Well, ini bukan hanya masalah kekecewaan pelanggan atas kualitas service yang diberikan para brand besar tersebut, bukan juga hanya sebatas kesalahan “manusiawi” para karyawan, tapi pernahkah mereka atau para pemilik perusahaan berpikir bahwa rentetan hal tersebut bisa menimbulkan efek yang cukup luar biasa pada perusahaannya?
- Experience
- Perception
- WOM
- Image
- Selling
Ah saya sih yakin orang-orang yang baca tulisan ini nggak akan pusing dengan telusuran saya di atas kan! Heheee! Tapi sok atuh saya coba jelaskan dengan “kasus” saya di depan ya. Saat saya mendapatkan pengalaman buruk melalui pelayanan yang sangat “nggak banget deh lo!”, kepercayaan saya terhadap brand-brand besar yang padahal adalah langganan saya selama ini langsung turun beberapa puluh derajat, entah karena kekesalan yang sangat besar atau karena sebagai makhluk social yang tidak ingin orang lain merasakan hal yang sama (hehee..kayanya yang pertama deh alesanannya) saya pasti cerita-cerita donk, curhat-curhat, wanti-wanti ke teman-teman dan keluarga saya.
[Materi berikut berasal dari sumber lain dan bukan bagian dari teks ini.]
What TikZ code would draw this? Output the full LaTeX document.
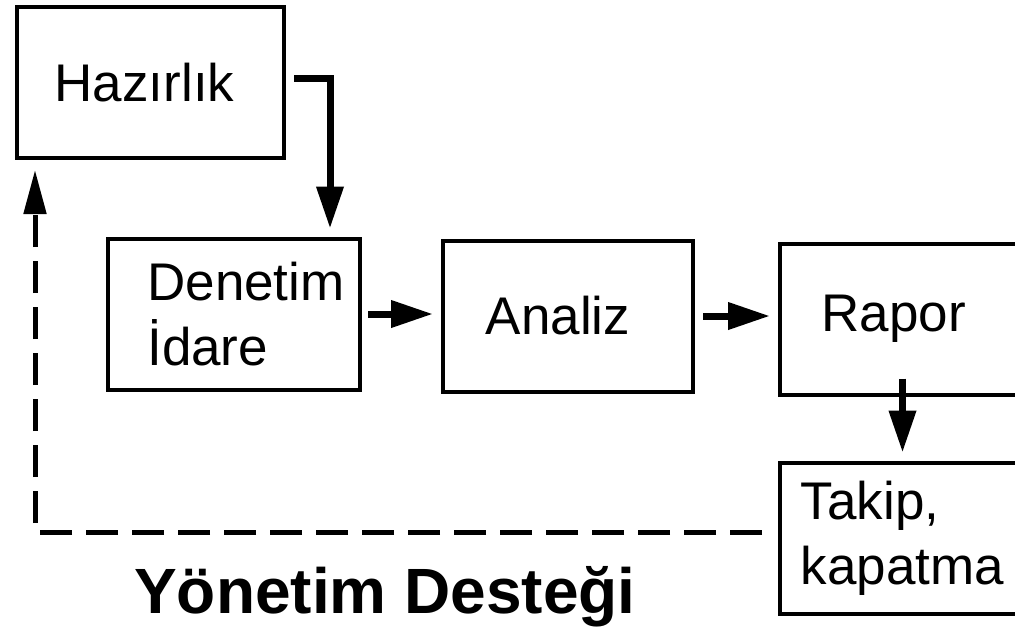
\documentclass[tikz,border=0pt]{standalone}
\usepackage{fontspec}
\setmainfont{Liberation Sans}
\usetikzlibrary{arrows.meta}
\usetikzlibrary{positioning}

\begin{document}
\begin{tikzpicture}[x=1pt, y=-1pt,
        box/.style={draw, line width=4pt, minimum width=#1, minimum height=151pt, inner sep=0pt, align=left, font=\fontsize{53}{65}\selectfont},
        arr/.style={line width=7pt, -{Triangle[length=42pt, width=26pt]}},
        backarr/.style={line width=5pt, dash pattern=on 32pt off 14pt, -{Triangle[length=44pt, width=22pt]}}]
        \useasboundingbox (0,0) rectangle (1015,630);
        \clip (0,0) rectangle (1015,630); % right boxes run off the page

        % Boxes
        \node[box=267pt] (hazirlik) at (150.5,82.5) {Hazırlık\hspace*{12pt}};
        \node[box=252pt] (denetim) at (234,314) {\hspace*{24pt}Denetim\\\hspace*{24pt}İdare};
        \node[box=250pt] (analiz) at (568,316) {Analiz\hspace*{20pt}};
        \node[box=245pt] (rapor) at (902.5,319) {Rapor\hspace*{18pt}};
        \node[box=245pt] (takip) at (902.5,538) {Takip,\\kapatma};

        % Flow
        \draw[arr, shorten >=8pt] ([xshift=8pt, yshift=4pt]hazirlik.east) -| ([xshift=-32pt]denetim.north east);
        \draw[arr, shorten <=6pt, shorten >=8pt] (denetim.east) -- (denetim.east -| analiz.west);
        \draw[arr, shorten <=8pt, shorten >=8pt] (analiz.east) -- (analiz.east -| rapor.west);
        \draw[arr, shorten >=8pt] ([yshift=18pt]rapor.south) -- (takip.north);

        % Feedback loop
        \draw[backarr, shorten <=16pt, shorten >=10pt] ([yshift=6pt]takip.west) -| ([xshift=20pt]hazirlik.south west);

        \node[font=\bfseries\fontsize{64}{70}\selectfont, anchor=base] (destek) at (385,613) {Yönetim Desteği};
    \end{tikzpicture}
\end{document}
Walaupun saya tidak mengeluarkan titah “Jangan belanja disana ya!” tapi cerita yang saya berikan otomatis akan membentuk image tersendiri bagi mereka mengenai toko-toko tersebut (apalagi mereka tahu persis saya bukan orang yang gampang emosian, jadi kalau saya complain itu artinya memang keterlaluan). Mending kalau image yang terbentuk bagus, lha ini kan kan image buruk donk! Jadilah selain saya, mereka juga jadi nggak mau belanja di toko-toko yang saya ceritakan tadi. Berkuranglah pelanggan dan target market potensialnya, ujung-ujungnya? Penjualan bisa menurun lah! Gitu lhooo..!
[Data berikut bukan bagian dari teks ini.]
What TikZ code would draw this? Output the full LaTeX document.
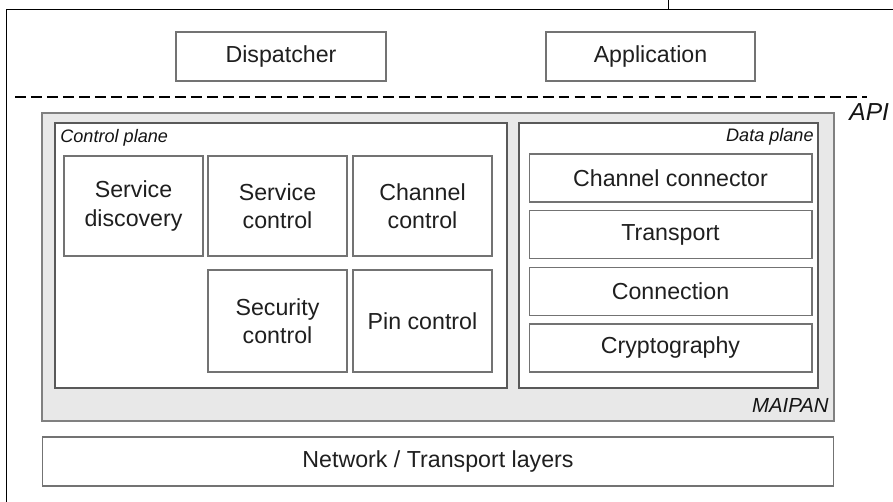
\documentclass[tikz,border=0pt]{standalone}
\usepackage{fontspec}
\setmainfont{Liberation Sans}
\usepackage{tikz}

\begin{document}
\begin{tikzpicture}[x=0.02cm, y=-0.02cm,
    box/.style={draw=black!55, line width=0.6pt, fill=white, inner sep=0pt,
      align=center, text=black!88, font=\fontsize{13.2}{16}\selectfont},
    plane/.style={draw=black!65, line width=0.7pt, fill=white, inner sep=0pt},
    tag/.style={inner sep=0pt, text=black!92, font=\fontsize{10.3}{12}\selectfont\itshape}]
  \useasboundingbox (0, 0) rectangle (893, 502);

  % page frame
  \draw[line width=0.5pt] (6, 502)--(6, 9)--(893, 9);
  \draw[line width=0.5pt] (668, 0)--(668, 9);

  % upper layer
  \node [box, minimum width=4.2cm, minimum height=0.98cm] (disp) at (281, 56.5){Dispatcher};
  \node [box, minimum width=4.18cm, minimum height=0.98cm] (app) at (650.5, 56.5){Application};

  % api line
  \coordinate (apil) at (15, 97);
  \coordinate (apir) at (867, 97);
  \draw [line width=1.4pt, dash pattern=on 6.2pt off 2.9pt] (apil)--(apir);
  \node [tag, anchor=west, font=\fontsize{14}{16}\selectfont\itshape] (api) at (849, 112){API};

  % maipan
  \node [draw=black!50, line width=0.8pt, fill=black!9, inner sep=0pt,
    minimum width=15.84cm, minimum height=6.16cm] (maipan) at (438, 267){};
  \node [tag, anchor=east, font=\fontsize{11.6}{13}\selectfont\itshape] (maipantag) at (829, 405){MAIPAN};

  % control plane
  \node [plane, minimum width=9.04cm, minimum height=5.3cm] (ctrl) at (281, 255.5){};
  \node [tag, anchor=west] (ctrltag) at (60, 138){Control plane};
  \node [box, minimum width=2.78cm, minimum height=2cm] (sdisc) at (133.5, 206){Service\\discovery};
  \node [box, minimum width=2.78cm, minimum height=2cm] (sctrl) at (277.5, 206){Service\\control};
  \node [box, minimum width=2.78cm, minimum height=2cm] (chctrl) at (422.5, 206){Channel\\control};
  \node [box, minimum width=2.78cm, minimum height=2.04cm] (secctrl) at (277.5, 321){Security\\control};
  \node [box, minimum width=2.78cm, minimum height=2.04cm] (pinctrl) at (422.5, 321){Pin control};

  % data plane
  \node [plane, minimum width=5.98cm, minimum height=5.3cm] (data) at (668.5, 255.5){};
  \node [tag, anchor=east] (datatag) at (814, 137){Data plane};
  \node [box, minimum width=5.66cm, minimum height=0.96cm] (chconn) at (670.5, 178){Channel connector};
  \node [box, minimum width=5.66cm, minimum height=0.96cm] (transp) at (670.5, 234.5){Transport};
  \node [box, minimum width=5.66cm, minimum height=0.96cm] (conn) at (670.5, 291.5){Connection};
  \node [box, minimum width=5.66cm, minimum height=0.96cm] (crypto) at (670.5, 348){Cryptography};

  % lower layer
  \node [box, minimum width=15.84cm, minimum height=0.98cm] (net) at (438, 461.5){Network / Transport layers};
\end{tikzpicture}
\end{document}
Sayang yah, sebab nila setitik rusak susu sebelanga. Brand-brand besar dan terpercaya seperti itu ternyata masih saja mengecewakan pelanggannya justru bukan dari factor-faktor yang unpredictable, tapi dari sesuatu yang sangat bisa diusahakan tidak terjadi. Mungkin si satpam, kasir atau karyawan tadi tidak pernah terpikir bahwa hasil dari “kelakuan” mereka dapat berpengaruh sangat besar terhadap keberadaan perusahaan tempat mereka bekerja. Mungkin disini tugas para manager dan pimpinanlah untuk selalu mengingatkanb “efek” tersebut kepada para karyawannya, terutama yang berada di “barisan depan” perusahaan, yang berhubungan langsung dengan konsumen.
Well, saya yakin juga kok kamu-kamu mampu membuat “model” lain yang mungkin lebih ok dari pengalaman saya di atas. Yah anggap deh ini curcol (curhat colongan) saya di awal tahun, heheee! Semoga curcol selanjutnya yang bagus-bagus ya!